Broken Machine is the second studio album by British rock band Nothing but Thieves. It was released on 8 September 2017 under RCA and Sony Music and produced by Mike Crossey.

Critical reception

Upon release, Nothing But Thieves received generally positive reviews from critics, with several comments on the development of the band's style. Roisin Oconnor of The Independent described the album as being among 'the best rock albums of the year'. She wrote that it 'showcases the band's consciousness' both on their own development and on the global events taking place around the world.

Varsity's Sarah Taylor awarded the album 4 out of 5 stars, writing that there had been notable anticipation leading up to the album's release and that it '[did] not disappoint'. Taylor also praised the album for 'pushing more boundaries than the last', highlighting the variety in their music and lyricism as an example of them further defining their style.

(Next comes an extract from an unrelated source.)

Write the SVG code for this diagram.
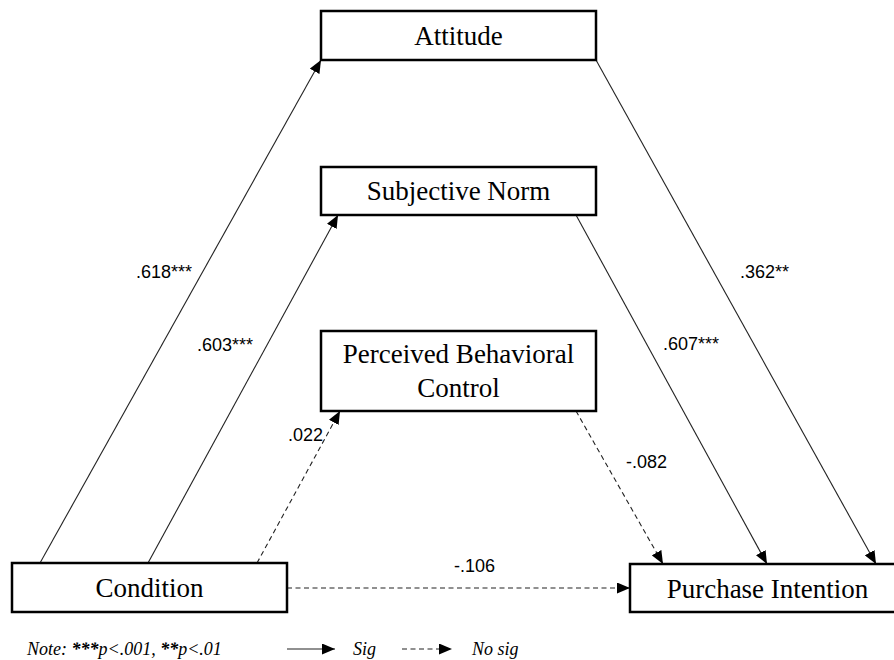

Linda Köke of Genre Is Dead gave similar praise, writing that the band had showcased their ability to 'follow in the footsteps of rock giants' with their latest album. Köke praises the album's energy while Taylor praises the album's experimental nature, though Köke provides a slightly contrary opinion, describing the tenth track "Hell, Yeah" as being an 'almost mandatory late-album ballad'. Köke does however go on to award the album 4.5 out of 5 stars.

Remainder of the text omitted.